▸ Written exercise
Do not include the pictures; repeat the rest of the data exactly.
═══ Data lines ═══
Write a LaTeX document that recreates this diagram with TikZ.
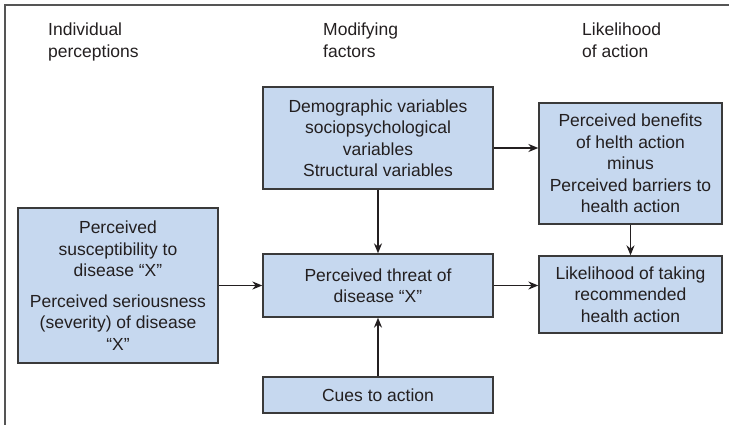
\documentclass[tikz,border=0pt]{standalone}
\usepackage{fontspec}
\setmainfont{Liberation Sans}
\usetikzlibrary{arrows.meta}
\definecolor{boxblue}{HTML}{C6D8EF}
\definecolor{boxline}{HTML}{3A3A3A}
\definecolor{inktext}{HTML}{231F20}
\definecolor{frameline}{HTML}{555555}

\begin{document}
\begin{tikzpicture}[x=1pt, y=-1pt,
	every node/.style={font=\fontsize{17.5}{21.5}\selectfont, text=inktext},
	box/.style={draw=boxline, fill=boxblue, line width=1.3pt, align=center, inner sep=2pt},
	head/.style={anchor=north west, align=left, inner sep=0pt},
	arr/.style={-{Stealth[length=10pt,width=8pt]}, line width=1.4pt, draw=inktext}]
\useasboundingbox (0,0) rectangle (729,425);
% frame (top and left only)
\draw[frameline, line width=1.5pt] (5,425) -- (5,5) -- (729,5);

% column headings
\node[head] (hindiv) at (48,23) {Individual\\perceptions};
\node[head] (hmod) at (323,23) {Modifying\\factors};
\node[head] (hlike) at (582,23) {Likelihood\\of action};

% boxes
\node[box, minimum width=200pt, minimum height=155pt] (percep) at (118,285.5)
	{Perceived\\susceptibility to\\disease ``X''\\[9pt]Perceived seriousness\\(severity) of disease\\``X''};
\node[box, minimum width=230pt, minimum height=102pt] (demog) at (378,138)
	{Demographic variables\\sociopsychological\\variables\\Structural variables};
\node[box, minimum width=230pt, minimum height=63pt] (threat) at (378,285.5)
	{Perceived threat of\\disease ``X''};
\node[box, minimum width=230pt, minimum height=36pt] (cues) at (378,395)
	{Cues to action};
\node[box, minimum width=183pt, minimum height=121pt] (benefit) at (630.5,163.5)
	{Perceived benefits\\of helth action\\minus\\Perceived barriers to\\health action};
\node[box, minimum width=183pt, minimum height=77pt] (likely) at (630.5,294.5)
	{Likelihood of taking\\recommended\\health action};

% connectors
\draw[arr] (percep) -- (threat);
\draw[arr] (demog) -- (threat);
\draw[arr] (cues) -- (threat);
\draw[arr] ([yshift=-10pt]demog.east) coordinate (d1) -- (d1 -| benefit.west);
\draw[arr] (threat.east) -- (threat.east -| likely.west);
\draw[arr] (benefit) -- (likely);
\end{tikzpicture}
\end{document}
═══
▸ Solution to the exercise
Write a LaTeX document that recreates this diagram with TikZ.
\documentclass[tikz,border=0pt]{standalone}
\usepackage{fontspec}
\setmainfont{Liberation Sans}
\usetikzlibrary{arrows.meta}
\definecolor{boxblue}{HTML}{C6D8EF}
\definecolor{boxline}{HTML}{3A3A3A}
\definecolor{inktext}{HTML}{231F20}
\definecolor{frameline}{HTML}{555555}

\begin{document}
\begin{tikzpicture}[x=1pt, y=-1pt,
	every node/.style={font=\fontsize{17.5}{21.5}\selectfont, text=inktext},
	box/.style={draw=boxline, fill=boxblue, line width=1.3pt, align=center, inner sep=2pt},
	head/.style={anchor=north west, align=left, inner sep=0pt},
	arr/.style={-{Stealth[length=10pt,width=8pt]}, line width=1.4pt, draw=inktext}]
\useasboundingbox (0,0) rectangle (729,425);
% frame (top and left only)
\draw[frameline, line width=1.5pt] (5,425) -- (5,5) -- (729,5);

% column headings
\node[head] (hindiv) at (48,23) {Individual\\perceptions};
\node[head] (hmod) at (323,23) {Modifying\\factors};
\node[head] (hlike) at (582,23) {Likelihood\\of action};

% boxes
\node[box, minimum width=200pt, minimum height=155pt] (percep) at (118,285.5)
	{Perceived\\susceptibility to\\disease ``X''\\[9pt]Perceived seriousness\\(severity) of disease\\``X''};
\node[box, minimum width=230pt, minimum height=102pt] (demog) at (378,138)
	{Demographic variables\\sociopsychological\\variables\\Structural variables};
\node[box, minimum width=230pt, minimum height=63pt] (threat) at (378,285.5)
	{Perceived threat of\\disease ``X''};
\node[box, minimum width=230pt, minimum height=36pt] (cues) at (378,395)
	{Cues to action};
\node[box, minimum width=183pt, minimum height=121pt] (benefit) at (630.5,163.5)
	{Perceived benefits\\of helth action\\minus\\Perceived barriers to\\health action};
\node[box, minimum width=183pt, minimum height=77pt] (likely) at (630.5,294.5)
	{Likelihood of taking\\recommended\\health action};

% connectors
\draw[arr] (percep) -- (threat);
\draw[arr] (demog) -- (threat);
\draw[arr] (cues) -- (threat);
\draw[arr] ([yshift=-10pt]demog.east) coordinate (d1) -- (d1 -| benefit.west);
\draw[arr] (threat.east) -- (threat.east -| likely.west);
\draw[arr] (benefit) -- (likely);
\end{tikzpicture}
\end{document}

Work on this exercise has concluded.